Story at a glance
- The American Society of Civil Engineers rated U.S. infrastructure a “C minus,” an improvement from the last grade.
- Increases in funding are key to building more resilient and reliable highways and power centers.
Infrastructure in the U.S. received a lackluster grade from the American Society of Civil Engineers (ASCE), giving the country’s roads and bridges a cumulative “C minus” in its 2021 infrastructure report card.
The report card, published every four years, takes inventory of multiple American infrastructure systems, including waterways, airports and highways. While the “C minus” is not ideal, it is an increase from the “D” range that the U.S. has lingered in for the past 20 years.
The group took into account 17 different infrastructure arenas, each with grades ranging from a high “B” to “D minus.”
“For the first time in 20 years, our infrastructure GPA is a C-, up from a D+ in 2017,” the executive summary reads. “This is good news and an indication we’re headed in the right direction, but a lot of work remains.”
Some of the challenges highlighted include the negative effects the COVID-19 pandemic stands to have on infrastructure investment. The ASCE suggests that roughly $2.59 trillion will be needed in government funding over the next 10 years to address gaps in investment.
Continued underinvestment in infrastructure will ultimately cost the U.S. $10 trillion in GDP, more than 3 million jobs and $2.4 trillion in exports by 2039.
This is poised to cost the average American household $3,300 per year.

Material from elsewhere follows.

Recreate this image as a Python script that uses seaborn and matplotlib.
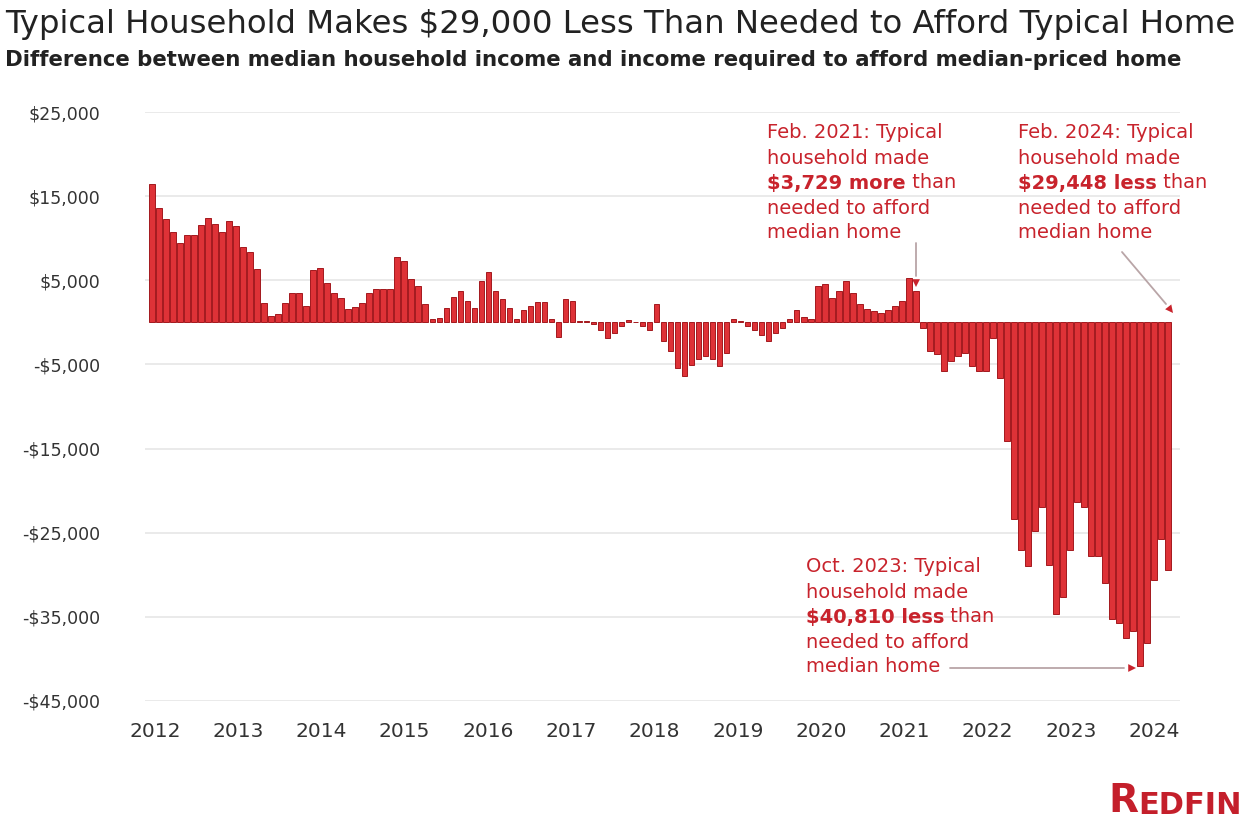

Failing to upgrade and improve infrastructure investments prevents the U.S. from withstanding disasters and accidents. This was most notably seen with the mass power failures in Texas, stemming from ill-equipped power centers, which prompted high demands in energy that strained resources and drove prices up.

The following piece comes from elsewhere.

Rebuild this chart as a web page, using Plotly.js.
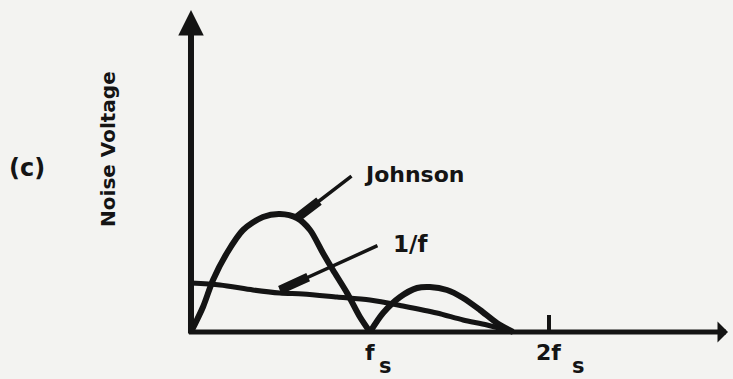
<html lang="en">
  <head>
    <meta charset="UTF-8" />
    <title>Noise Voltage</title>
    <script src="https://cdn.jsdelivr.net/npm/plotly.js-dist-min/plotly.min.js"></script>
    <style>
      body { margin: 0; background: #f3f3f1; }
    </style>
  </head>
  <body>
    <div id="noise-plot" style="width: 733px; height: 379px"></div>
    <script>
      // frequency in units of fs, noise voltage in arbitrary units
      const johnsonLobe1F = [0, 0.067, 0.123, 0.201, 0.291, 0.402, 0.497, 0.592, 0.665, 0.737, 0.793, 0.872, 0.944, 1.0];
      const johnsonLobe1V = [0, 0.25, 0.52, 0.79, 1.02, 1.15, 1.18, 1.14, 1.02, 0.79, 0.62, 0.39, 0.15, 0];
      const johnsonLobe2F = [1.0, 1.073, 1.168, 1.263, 1.335, 1.43, 1.52, 1.615, 1.709, 1.799];
      const johnsonLobe2V = [0, 0.19, 0.35, 0.44, 0.45, 0.42, 0.34, 0.22, 0.09, 0];
      const flickerF = [0, 0.162, 0.346, 0.497, 0.626, 0.816, 1.0, 1.184, 1.374, 1.52, 1.654, 1.799];
      const flickerV = [0.49, 0.47, 0.42, 0.39, 0.38, 0.35, 0.32, 0.26, 0.19, 0.12, 0.07, 0];
      const tickVals = [1, 2];
      const tickMain = ["f", "2f"];
      const tickSub = ["s", "s"];
      const tickMarked = [false, true];

      const ink = "#141414";
      const font = { family: "DejaVu Sans", size: 22, color: ink, weight: "bold" };

      const curve = (x, y, w) => ({
        x: x,
        y: y,
        type: "scatter",
        mode: "lines",
        line: { color: ink, width: w, shape: "spline", smoothing: 0.8 },
        hoverinfo: "skip",
        showlegend: false,
      });

      const traces = [
        curve(flickerF, flickerV, 5),
        curve(johnsonLobe1F, johnsonLobe1V, 6),
        curve(johnsonLobe2F, johnsonLobe2V, 6),
      ];

      const arrow = (x, y, ax, ay, opts) =>
        Object.assign(
          {
            x: x, y: y, ax: ax, ay: ay,
            xref: "x", yref: "y", axref: "x", ayref: "y",
            text: "", showarrow: true, arrowcolor: ink,
            arrowhead: 0, standoff: 0, startstandoff: 0,
          },
          opts
        );

      const label = (text, x, y, opts) =>
        Object.assign(
          { text: text, x: x, y: y, xref: "x", yref: "y", showarrow: false, font: font },
          opts
        );

      // pointer: thin line from label to curve, thick stroke next to the curve
      const pointer = (tip, tail, frac) => [
        arrow(tip[0], tip[1], tail[0], tail[1], { arrowwidth: 3.5 }),
        arrow(tip[0], tip[1], tip[0] + (tail[0] - tip[0]) * frac, tip[1] + (tail[1] - tip[1]) * frac, { arrowwidth: 9 }),
      ];

      const annotations = [
        // axes
        arrow(0, 3.22, 0, -0.03, { arrowhead: 2, arrowsize: 0.85, arrowwidth: 6 }),
        arrow(3.0, 0, -0.02, 0, { arrowhead: 1, arrowsize: 0.7, arrowwidth: 5 }),
        // curve labels
        ...pointer([johnsonLobe1F[7], johnsonLobe1V[7]], [0.905, 1.57], 0.42),
        ...pointer([flickerF[3], flickerV[3] + 0.03], [1.05, 0.87], 0.3),
        label("Johnson", 0.955, 1.58, { xanchor: "left" }),
        label("1/f", 1.12, 0.88, { xanchor: "left", font: Object.assign({}, font, { size: 23 }) }),
        label("(c)", -0.916, 1.64, { font: Object.assign({}, font, { size: 24 }) }),
        label("Noise Voltage", -0.464, 1.83, { textangle: -90, font: Object.assign({}, font, { size: 20 }) }),
      ];

      tickVals.forEach((v, i) => {
        annotations.push(label(tickMain[i], v, -0.2));
        annotations.push(
          label(tickSub[i], v, -0.335, {
            xanchor: "left",
            xshift: i === 0 ? 7 : 21,
            font: Object.assign({}, font, { size: 21 }),
          })
        );
      });

      const shapes = tickVals
        .filter((v, i) => tickMarked[i])
        .map((v) => ({
          type: "line", xref: "x", yref: "y",
          x0: v, x1: v, y0: 0, y1: 0.17,
          line: { color: ink, width: 4 },
        }));

      Plotly.newPlot(
        "noise-plot",
        traces,
        {
          width: 733,
          height: 379,
          margin: { l: 0, r: 0, t: 0, b: 0 },
          paper_bgcolor: "#f3f3f1",
          plot_bgcolor: "#f3f3f1",
          xaxis: { range: [-1.067, 3.028], visible: false, fixedrange: true },
          yaxis: { range: [-0.47, 3.32], visible: false, fixedrange: true },
          annotations: annotations,
          shapes: shapes,
          showlegend: false,
        },
        { staticPlot: true }
      );
    </script>
  </body>
</html>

“When we fail to invest in our infrastructure, we pay the price,” ASCE experts write. “Poor roads and airports mean travel times increase. An aging electric grid and inadequate water distribution make utilities unreliable. Problems like these translate into higher costs for businesses to manufacture and distribute goods and provide services.”
Railway systems in the U.S. received the highest grade at a “B,” despite still recording $45.2 billion in repair backlogs on passenger rails.

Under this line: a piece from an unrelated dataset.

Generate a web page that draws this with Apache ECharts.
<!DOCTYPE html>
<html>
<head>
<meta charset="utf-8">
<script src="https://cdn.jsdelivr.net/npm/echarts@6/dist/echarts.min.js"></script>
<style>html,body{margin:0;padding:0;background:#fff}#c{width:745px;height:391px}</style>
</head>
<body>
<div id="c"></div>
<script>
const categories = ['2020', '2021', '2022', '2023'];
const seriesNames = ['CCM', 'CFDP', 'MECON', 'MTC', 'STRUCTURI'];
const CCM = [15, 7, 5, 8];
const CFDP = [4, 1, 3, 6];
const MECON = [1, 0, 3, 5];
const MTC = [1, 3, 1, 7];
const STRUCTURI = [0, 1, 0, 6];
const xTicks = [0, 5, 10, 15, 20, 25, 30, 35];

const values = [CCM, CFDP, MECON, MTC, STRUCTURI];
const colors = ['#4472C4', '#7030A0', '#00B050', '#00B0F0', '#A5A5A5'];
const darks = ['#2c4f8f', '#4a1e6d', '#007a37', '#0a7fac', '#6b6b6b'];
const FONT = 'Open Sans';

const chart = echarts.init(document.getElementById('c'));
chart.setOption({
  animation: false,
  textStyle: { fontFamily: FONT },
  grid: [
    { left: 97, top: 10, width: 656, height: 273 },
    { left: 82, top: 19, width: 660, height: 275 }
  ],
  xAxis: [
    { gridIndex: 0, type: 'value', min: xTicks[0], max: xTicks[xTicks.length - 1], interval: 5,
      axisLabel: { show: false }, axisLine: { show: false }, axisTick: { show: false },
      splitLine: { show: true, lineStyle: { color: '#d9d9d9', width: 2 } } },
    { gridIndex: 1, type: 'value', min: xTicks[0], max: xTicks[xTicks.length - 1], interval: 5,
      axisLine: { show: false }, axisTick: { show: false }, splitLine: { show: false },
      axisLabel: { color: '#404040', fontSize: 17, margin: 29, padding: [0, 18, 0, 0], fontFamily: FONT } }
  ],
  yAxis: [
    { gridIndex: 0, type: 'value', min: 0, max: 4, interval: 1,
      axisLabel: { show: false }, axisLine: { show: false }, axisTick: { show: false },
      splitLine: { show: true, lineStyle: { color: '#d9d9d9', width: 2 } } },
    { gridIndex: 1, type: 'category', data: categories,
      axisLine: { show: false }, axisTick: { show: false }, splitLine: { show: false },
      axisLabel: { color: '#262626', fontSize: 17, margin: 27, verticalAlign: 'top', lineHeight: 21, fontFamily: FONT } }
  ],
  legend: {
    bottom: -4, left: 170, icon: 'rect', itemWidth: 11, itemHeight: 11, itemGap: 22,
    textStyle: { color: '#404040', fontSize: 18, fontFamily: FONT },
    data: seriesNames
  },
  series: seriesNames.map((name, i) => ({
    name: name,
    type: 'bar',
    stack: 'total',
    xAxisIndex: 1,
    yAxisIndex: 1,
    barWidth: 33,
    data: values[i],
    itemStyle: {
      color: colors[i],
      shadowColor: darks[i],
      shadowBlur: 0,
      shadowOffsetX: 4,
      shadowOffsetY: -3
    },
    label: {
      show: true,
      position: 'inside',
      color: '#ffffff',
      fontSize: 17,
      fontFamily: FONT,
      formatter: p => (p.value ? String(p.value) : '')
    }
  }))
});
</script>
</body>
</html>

Public transit received a notably low grade, “D minus,” thanks to roughly 45 percent of U.S. residents having limited access to public transportation systems. Existing transit vehicle demand repairs and upgrades, contributing to the $176 billion in backlog.
The report calls for strong congressional action as well as the continued support from various local governments to increase their investments in improving infrastructure systems, specifically to 3.5 percent of U.S. GDP from 2.5 percent by 2025.
ASCE officials also note that partnerships between the public and private sectors will accelerate funding opportunities and encourage better resilience of U.S. infrastructure by adhering to industry codes and standards.
U.S. infrastructure could receive this overhaul, with President Biden gunning to pass a critical infrastructure bill that could provide new jobs and improve transportation and energy operations.
Green infrastructure has been a pillar in Biden’s campaign, with goals to make federal investments in carbon-free power sectors and housing developments.